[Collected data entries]
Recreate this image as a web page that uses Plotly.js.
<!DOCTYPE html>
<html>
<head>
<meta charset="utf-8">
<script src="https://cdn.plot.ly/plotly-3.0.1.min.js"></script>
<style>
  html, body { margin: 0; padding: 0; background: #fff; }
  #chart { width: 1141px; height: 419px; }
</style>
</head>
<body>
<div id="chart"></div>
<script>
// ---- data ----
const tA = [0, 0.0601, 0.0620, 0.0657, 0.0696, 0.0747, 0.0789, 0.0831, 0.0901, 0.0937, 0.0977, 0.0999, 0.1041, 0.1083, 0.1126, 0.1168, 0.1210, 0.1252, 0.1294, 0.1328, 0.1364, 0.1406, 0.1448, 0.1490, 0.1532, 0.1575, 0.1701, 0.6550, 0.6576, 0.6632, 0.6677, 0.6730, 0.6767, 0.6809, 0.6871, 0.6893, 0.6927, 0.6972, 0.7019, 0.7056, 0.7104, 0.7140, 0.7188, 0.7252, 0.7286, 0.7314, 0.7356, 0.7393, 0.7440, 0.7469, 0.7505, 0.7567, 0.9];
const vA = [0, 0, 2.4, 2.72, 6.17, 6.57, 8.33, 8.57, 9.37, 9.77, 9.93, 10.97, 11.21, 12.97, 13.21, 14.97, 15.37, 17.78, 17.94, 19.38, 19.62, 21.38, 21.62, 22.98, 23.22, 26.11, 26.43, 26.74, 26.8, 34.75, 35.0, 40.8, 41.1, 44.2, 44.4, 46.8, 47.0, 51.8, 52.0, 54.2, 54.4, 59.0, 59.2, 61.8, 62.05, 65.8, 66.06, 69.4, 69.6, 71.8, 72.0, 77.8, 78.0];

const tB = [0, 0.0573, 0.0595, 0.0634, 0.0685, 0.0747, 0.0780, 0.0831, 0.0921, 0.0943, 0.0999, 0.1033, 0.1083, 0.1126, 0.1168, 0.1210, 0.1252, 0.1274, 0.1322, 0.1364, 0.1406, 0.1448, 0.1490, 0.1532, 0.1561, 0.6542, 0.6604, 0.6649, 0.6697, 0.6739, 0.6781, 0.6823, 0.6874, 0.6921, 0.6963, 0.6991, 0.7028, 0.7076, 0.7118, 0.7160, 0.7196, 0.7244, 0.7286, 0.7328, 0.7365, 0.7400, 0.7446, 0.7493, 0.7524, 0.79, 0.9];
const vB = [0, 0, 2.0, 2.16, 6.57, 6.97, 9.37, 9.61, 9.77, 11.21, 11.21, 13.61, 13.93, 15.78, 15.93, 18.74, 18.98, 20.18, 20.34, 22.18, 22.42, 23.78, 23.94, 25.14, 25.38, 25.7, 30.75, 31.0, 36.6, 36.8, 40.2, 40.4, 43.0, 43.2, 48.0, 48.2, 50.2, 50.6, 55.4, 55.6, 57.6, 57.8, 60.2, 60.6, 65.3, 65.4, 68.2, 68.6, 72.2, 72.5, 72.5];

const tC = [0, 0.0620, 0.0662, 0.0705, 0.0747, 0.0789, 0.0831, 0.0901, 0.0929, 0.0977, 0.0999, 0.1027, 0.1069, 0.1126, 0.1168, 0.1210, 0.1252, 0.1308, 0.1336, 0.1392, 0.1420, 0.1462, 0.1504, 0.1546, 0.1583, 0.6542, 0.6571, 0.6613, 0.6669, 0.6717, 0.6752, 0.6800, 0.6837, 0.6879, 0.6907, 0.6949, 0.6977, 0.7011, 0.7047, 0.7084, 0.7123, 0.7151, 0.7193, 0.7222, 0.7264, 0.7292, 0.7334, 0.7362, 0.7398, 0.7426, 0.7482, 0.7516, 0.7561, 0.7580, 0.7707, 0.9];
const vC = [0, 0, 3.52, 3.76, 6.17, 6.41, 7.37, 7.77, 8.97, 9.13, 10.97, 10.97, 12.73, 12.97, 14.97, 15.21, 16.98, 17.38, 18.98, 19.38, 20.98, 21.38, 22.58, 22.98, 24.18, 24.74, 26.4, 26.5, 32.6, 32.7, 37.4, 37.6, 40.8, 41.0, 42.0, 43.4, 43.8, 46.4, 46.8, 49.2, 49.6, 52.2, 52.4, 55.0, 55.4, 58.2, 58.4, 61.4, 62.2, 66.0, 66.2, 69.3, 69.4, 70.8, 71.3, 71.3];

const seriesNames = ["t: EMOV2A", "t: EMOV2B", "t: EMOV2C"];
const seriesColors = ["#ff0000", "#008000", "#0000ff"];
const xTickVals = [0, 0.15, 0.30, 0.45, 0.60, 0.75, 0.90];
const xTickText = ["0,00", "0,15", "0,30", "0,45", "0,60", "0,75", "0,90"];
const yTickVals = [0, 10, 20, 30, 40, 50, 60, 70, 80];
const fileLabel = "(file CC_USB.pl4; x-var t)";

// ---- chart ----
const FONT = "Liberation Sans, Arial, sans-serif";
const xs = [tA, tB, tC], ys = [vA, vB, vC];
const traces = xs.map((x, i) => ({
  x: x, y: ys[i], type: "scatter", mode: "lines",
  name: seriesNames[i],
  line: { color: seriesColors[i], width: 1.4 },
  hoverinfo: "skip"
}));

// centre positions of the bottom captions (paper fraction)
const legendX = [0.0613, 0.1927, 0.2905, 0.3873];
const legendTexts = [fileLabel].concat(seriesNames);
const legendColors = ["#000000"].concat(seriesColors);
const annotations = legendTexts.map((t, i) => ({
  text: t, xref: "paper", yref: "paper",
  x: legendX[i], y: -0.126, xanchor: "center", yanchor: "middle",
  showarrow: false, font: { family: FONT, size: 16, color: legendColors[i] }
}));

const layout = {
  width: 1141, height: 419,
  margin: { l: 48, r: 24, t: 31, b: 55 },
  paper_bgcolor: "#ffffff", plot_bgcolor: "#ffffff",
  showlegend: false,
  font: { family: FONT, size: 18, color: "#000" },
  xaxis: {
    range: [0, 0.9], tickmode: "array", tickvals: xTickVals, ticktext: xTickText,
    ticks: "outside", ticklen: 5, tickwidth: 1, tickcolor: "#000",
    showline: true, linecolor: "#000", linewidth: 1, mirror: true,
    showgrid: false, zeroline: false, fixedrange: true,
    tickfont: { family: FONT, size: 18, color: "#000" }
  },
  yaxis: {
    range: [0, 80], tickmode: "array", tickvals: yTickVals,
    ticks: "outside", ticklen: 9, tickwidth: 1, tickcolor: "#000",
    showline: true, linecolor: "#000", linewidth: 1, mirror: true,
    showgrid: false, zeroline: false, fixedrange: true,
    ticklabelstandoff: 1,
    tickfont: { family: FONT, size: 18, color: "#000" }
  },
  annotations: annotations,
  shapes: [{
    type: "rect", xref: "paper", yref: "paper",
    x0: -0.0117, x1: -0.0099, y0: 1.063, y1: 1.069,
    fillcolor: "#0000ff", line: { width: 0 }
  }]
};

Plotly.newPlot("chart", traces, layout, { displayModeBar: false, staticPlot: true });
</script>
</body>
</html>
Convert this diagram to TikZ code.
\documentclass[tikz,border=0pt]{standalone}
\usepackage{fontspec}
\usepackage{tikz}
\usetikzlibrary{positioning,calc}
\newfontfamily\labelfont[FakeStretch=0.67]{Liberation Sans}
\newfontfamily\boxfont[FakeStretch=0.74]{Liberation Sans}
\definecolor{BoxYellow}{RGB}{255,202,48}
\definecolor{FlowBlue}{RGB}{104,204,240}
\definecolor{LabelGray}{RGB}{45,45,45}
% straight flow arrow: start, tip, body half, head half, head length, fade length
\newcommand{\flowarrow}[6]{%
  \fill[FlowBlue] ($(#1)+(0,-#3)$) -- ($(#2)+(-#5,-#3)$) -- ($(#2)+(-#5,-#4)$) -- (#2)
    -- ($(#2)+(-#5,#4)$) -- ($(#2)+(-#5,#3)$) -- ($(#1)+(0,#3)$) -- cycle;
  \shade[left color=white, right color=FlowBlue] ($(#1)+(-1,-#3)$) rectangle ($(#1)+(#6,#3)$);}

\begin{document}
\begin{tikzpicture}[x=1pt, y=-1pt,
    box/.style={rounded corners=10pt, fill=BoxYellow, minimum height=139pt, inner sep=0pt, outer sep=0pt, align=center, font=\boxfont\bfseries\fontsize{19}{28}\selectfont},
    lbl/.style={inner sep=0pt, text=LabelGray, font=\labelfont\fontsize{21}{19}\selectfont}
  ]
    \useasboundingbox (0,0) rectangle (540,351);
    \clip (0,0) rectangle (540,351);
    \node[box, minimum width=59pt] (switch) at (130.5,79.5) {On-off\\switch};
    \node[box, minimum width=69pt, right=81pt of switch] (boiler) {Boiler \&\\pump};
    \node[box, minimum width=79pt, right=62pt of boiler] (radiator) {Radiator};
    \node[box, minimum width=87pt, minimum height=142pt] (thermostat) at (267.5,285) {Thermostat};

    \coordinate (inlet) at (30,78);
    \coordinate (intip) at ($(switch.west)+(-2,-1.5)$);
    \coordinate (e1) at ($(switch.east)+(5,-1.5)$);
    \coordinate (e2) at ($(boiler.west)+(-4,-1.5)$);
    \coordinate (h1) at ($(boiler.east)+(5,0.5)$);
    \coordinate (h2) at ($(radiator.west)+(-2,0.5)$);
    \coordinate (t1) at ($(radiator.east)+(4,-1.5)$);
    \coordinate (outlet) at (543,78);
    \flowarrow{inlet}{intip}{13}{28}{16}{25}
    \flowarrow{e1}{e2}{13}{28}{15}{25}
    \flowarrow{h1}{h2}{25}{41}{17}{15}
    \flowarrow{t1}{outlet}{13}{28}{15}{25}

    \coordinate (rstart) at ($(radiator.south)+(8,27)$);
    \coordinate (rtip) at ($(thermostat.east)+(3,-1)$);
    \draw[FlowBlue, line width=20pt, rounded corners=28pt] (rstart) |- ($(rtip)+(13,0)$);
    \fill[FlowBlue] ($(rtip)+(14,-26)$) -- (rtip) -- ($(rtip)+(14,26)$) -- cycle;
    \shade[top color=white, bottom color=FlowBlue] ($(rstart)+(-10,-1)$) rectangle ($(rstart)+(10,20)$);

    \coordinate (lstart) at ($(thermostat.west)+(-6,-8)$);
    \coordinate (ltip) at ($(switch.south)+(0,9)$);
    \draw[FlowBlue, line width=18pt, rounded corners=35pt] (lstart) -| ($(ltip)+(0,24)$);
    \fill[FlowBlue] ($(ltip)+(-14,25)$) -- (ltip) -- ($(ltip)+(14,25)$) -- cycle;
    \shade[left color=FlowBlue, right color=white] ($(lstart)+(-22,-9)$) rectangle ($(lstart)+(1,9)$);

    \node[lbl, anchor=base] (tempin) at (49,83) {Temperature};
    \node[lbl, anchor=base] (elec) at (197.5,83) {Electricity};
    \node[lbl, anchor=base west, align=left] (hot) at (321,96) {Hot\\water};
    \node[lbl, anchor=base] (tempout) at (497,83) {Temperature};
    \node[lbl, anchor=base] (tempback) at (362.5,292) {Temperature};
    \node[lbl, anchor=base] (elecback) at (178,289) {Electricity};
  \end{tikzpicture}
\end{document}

Aim: Return the lines from the line with "Convert this diagram to TikZ code." through the line with "minimum width=87pt, minimum", inclusive, exactly as they stand, and nothing else.

Exercise solution:
Convert this diagram to TikZ code.
\documentclass[tikz,border=0pt]{standalone}
\usepackage{fontspec}
\usepackage{tikz}
\usetikzlibrary{positioning,calc}
\newfontfamily\labelfont[FakeStretch=0.67]{Liberation Sans}
\newfontfamily\boxfont[FakeStretch=0.74]{Liberation Sans}
\definecolor{BoxYellow}{RGB}{255,202,48}
\definecolor{FlowBlue}{RGB}{104,204,240}
\definecolor{LabelGray}{RGB}{45,45,45}
% straight flow arrow: start, tip, body half, head half, head length, fade length
\newcommand{\flowarrow}[6]{%
  \fill[FlowBlue] ($(#1)+(0,-#3)$) -- ($(#2)+(-#5,-#3)$) -- ($(#2)+(-#5,-#4)$) -- (#2)
    -- ($(#2)+(-#5,#4)$) -- ($(#2)+(-#5,#3)$) -- ($(#1)+(0,#3)$) -- cycle;
  \shade[left color=white, right color=FlowBlue] ($(#1)+(-1,-#3)$) rectangle ($(#1)+(#6,#3)$);}

\begin{document}
\begin{tikzpicture}[x=1pt, y=-1pt,
    box/.style={rounded corners=10pt, fill=BoxYellow, minimum height=139pt, inner sep=0pt, outer sep=0pt, align=center, font=\boxfont\bfseries\fontsize{19}{28}\selectfont},
    lbl/.style={inner sep=0pt, text=LabelGray, font=\labelfont\fontsize{21}{19}\selectfont}
  ]
    \useasboundingbox (0,0) rectangle (540,351);
    \clip (0,0) rectangle (540,351);
    \node[box, minimum width=59pt] (switch) at (130.5,79.5) {On-off\\switch};
    \node[box, minimum width=69pt, right=81pt of switch] (boiler) {Boiler \&\\pump};
    \node[box, minimum width=79pt, right=62pt of boiler] (radiator) {Radiator};
    \node[box, minimum width=87pt, minimum height=142pt] (thermostat) at (267.5,285) {Thermostat};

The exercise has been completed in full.